C# and JavaScript are the most widely used languages in which closures are "idiomatically established". (The major difference between those languages being that C# is statically typed while JavaScript is dynamically typed).
I've put this last only because it doesn't appear to differentiate these languages as much as you might think. All these languages can run on multiple OSes and machine architectures. C is the most widely-supported, then C++, and finally C# (although C# can be used on most major platforms thanks to an open source implementation called Mono).
My experience of porting C++ programs between Windows and various Unix flavours was unpleasant. I've never tried porting anything very complex in C# to Mono, so I can't comment on that.
Answered Mar 28, 2009 · 15 votes
C is the bare-bones, simple, clean language that makes you do everything yourself. It doesn't hold your hand, it doesn't stop you from shooting yourself in the foot. But it has everything you need to do what you want.

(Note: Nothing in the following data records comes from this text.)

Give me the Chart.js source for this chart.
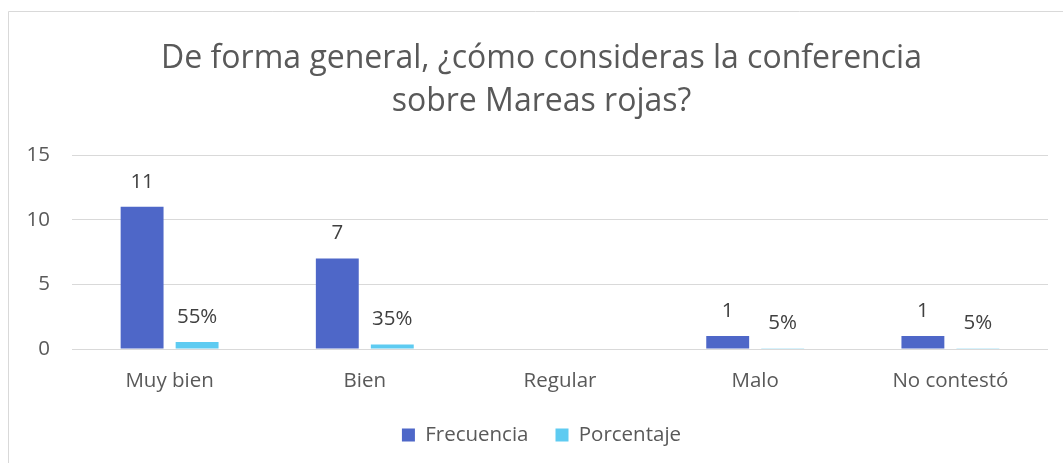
<!DOCTYPE html>
<html>
<head>
<meta charset="utf-8">
<script src="https://cdn.jsdelivr.net/npm/chart.js@4.4.1/dist/chart.umd.min.js"></script>
<style>
  html, body { margin: 0; padding: 0; background: #fff; }
  #wrap { width: 1063px; height: 463px; }
</style>
</head>
<body>
<div id="wrap"><canvas id="c" width="1063" height="463"></canvas></div>
<script>
// Survey chart: "De forma general, ¿cómo consideras la conferencia sobre Mareas rojas?"

const categories = ["Muy bien", "Bien", "Regular", "Malo", "No contestó"];
const frecuencia = [11, 7, 0, 1, 1];
const porcentaje = [0.55, 0.35, 0, 0.05, 0.05];
const yTicks = [0, 5, 10, 15];

const TEXT = "#595959";
const GRID = "#d9d9d9";
const FONT = "'Open Sans', 'Liberation Sans', sans-serif";
const FS = 20.5;

// Excel-like frame: thin line on top and left edge
const framePlugin = {
  id: "frame",
  beforeDraw(chart) {
    const ctx = chart.ctx;
    ctx.save();
    ctx.fillStyle = "#fff";
    ctx.fillRect(0, 0, chart.width, chart.height);
    ctx.strokeStyle = GRID;
    ctx.lineWidth = 1;
    ctx.beginPath();
    ctx.moveTo(8.5, chart.height);
    ctx.lineTo(8.5, 11.5);
    ctx.lineTo(chart.width, 11.5);
    ctx.stroke();
    ctx.restore();
  },
};

// value labels above the bars, skipped for zero values
const labelPlugin = {
  id: "barLabels",
  afterDatasetsDraw(chart) {
    const ctx = chart.ctx;
    ctx.save();
    ctx.font = FS + "px " + FONT;
    ctx.fillStyle = "#404040";
    ctx.textAlign = "center";
    ctx.textBaseline = "middle";
    chart.data.datasets.forEach((ds, di) => {
      chart.getDatasetMeta(di).data.forEach((el, i) => {
        const v = ds.data[i];
        if (!v) return;
        const txt = di === 1 ? Math.round(v * 100) + "%" : String(v);
        ctx.fillText(txt, el.x, el.y - 25);
      });
    });
    ctx.restore();
  },
};

new Chart(document.getElementById("c"), {
  type: "bar",
  data: {
    labels: categories,
    datasets: [
      { label: "Frecuencia", data: frecuencia, backgroundColor: "#4e67c8" },
      { label: "Porcentaje", data: porcentaje, backgroundColor: "#5ecbf1" },
    ],
  },
  plugins: [framePlugin, labelPlugin],
  options: {
    responsive: false,
    animation: false,
    categoryPercentage: 0.5635,
    barPercentage: 0.78,
    layout: { padding: { left: 20, right: 0, top: 0, bottom: 7.75 } },
    plugins: {
      tooltip: { enabled: false },
      title: {
        display: true,
        text: ["De forma general, ¿cómo consideras la conferencia", "sobre Mareas rojas?"],
        color: TEXT,
        font: { family: FONT, size: 32, weight: "normal", lineHeight: 1.344 },
        padding: { top: 37.5, bottom: 31.5 },
      },
      legend: {
        position: "bottom",
        labels: {
          color: TEXT,
          font: { family: FONT, size: FS },
          boxWidth: 13,
          boxHeight: 13,
          padding: 27,
        },
      },
    },
    scales: {
      x: {
        grid: { display: false, drawTicks: false },
        border: { display: false },
        ticks: { color: TEXT, font: { family: FONT, size: FS }, padding: 20 },
        afterFit: (s) => { s.height = 48.75; },
      },
      y: {
        min: 0,
        max: 15,
        afterBuildTicks: (s) => { s.ticks = yTicks.map((v) => ({ value: v })); },
        grid: { color: GRID, drawTicks: false },
        border: { display: false },
        ticks: { color: TEXT, font: { family: FONT, size: FS }, padding: 22 },
        afterFit: (s) => { s.width = 52; },
      },
      yRight: {
        position: "right",
        display: true,
        grid: { display: false, drawTicks: false },
        border: { display: false },
        ticks: { display: false },
        afterFit: (s) => { s.width = 15; },
      },
    },
  },
});
</script>
</body>
</html>
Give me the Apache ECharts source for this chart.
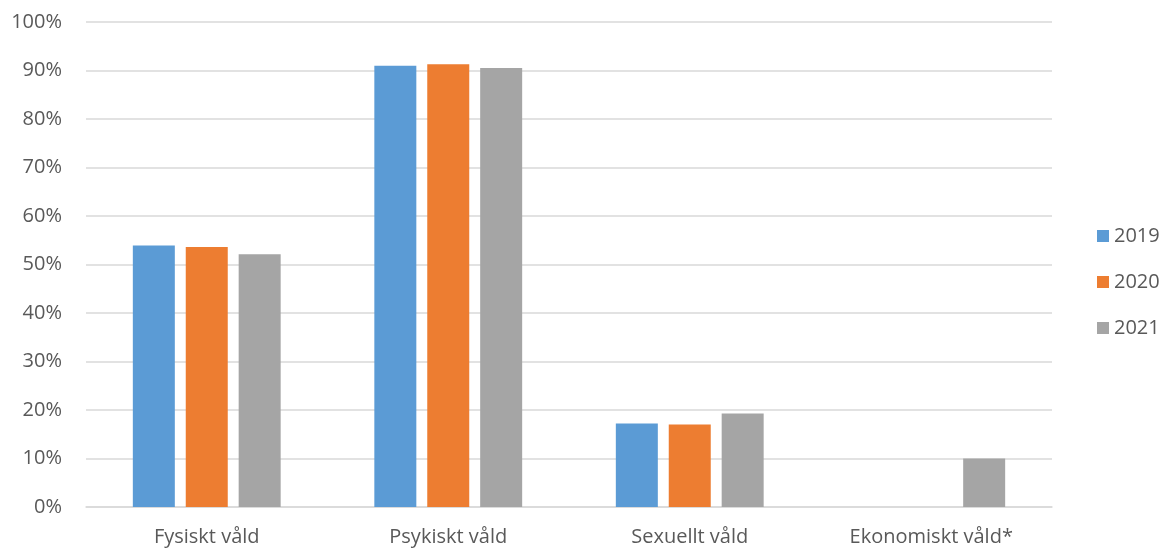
<!DOCTYPE html>
<html>
<head>
<meta charset="utf-8">
<script src="https://cdn.jsdelivr.net/npm/echarts@6/dist/echarts.min.js"></script>
<style>html,body{margin:0;padding:0;background:#fff;}#c{width:1161px;height:548px;}</style>
</head>
<body>
<div id="c"></div>
<script>
const categories = ['Fysiskt våld', 'Psykiskt våld', 'Sexuellt våld', 'Ekonomiskt våld*'];
const years = ['2019', '2020', '2021'];
const v2019 = [53.9, 91.0, 17.2, null];
const v2020 = [53.6, 91.3, 17.0, null];
const v2021 = [52.1, 90.5, 19.3, 10.0];
const yTicks = [0, 10, 20, 30, 40, 50, 60, 70, 80, 90, 100];
const colors = ['#5b9bd5', '#ed7d31', '#a5a5a5'];

const font = '"Open Sans", Arial, sans-serif';
const chart = echarts.init(document.getElementById('c'), null, {renderer: 'canvas'});
const seriesData = [v2019, v2020, v2021];
chart.setOption({
  animation: false,
  color: colors,
  grid: {left: 86, right: 109, top: 22, bottom: 41, containLabel: false},
  legend: {
    orient: 'vertical', left: 1092, top: 221,
    itemWidth: 12, itemHeight: 12, itemGap: 26,
    icon: 'rect',
    textStyle: {fontFamily: font, fontSize: 20, color: '#595959', lineHeight: 20},
    data: years
  },
  xAxis: {
    type: 'category', data: categories,
    axisLine: {show: true, lineStyle: {color: '#d9d9d9', width: 1.5}},
    axisTick: {show: false},
    axisLabel: {fontFamily: font, fontSize: 20, color: '#595959', margin: 20}
  },
  yAxis: {
    type: 'value', min: yTicks[0], max: yTicks[yTicks.length - 1], interval: 10,
    axisLine: {show: false}, axisTick: {show: false},
    splitLine: {lineStyle: {color: '#d9d9d9', width: 1.5}},
    axisLabel: {fontFamily: font, fontSize: 20, color: '#595959', margin: 24, formatter: '{value}%'}
  },
  series: years.map((y, i) => ({
    name: y, type: 'bar', data: seriesData[i],
    barWidth: 42, barGap: '26%',
    itemStyle: {color: colors[i]}
  }))
});
</script>
</body>
</html>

C++ is C with classes added, and then a whole bunch of other things, and then some more stuff. It doesn't hold your hand, but it'll let you hold your own hand, with add-on GC, or RAII and smart-pointers. If there's something you want to accomplish, chances are there's a way to abuse the template system to give you a relatively easy syntax for it. (moreso with C++0x). This complexity also gives you the power to accidentally create a dozen instances of yourself and shoot them all in the foot.
C# is Microsoft's stab at improving on C++ and Java. Tons of syntactical features, but no where near the complexity of C++. It runs in a full managed environment, so memory management is done for you. It does let you "get dirty" and use unsafe code if you need to, but it's not the default, and you have to do some work to shoot yourself.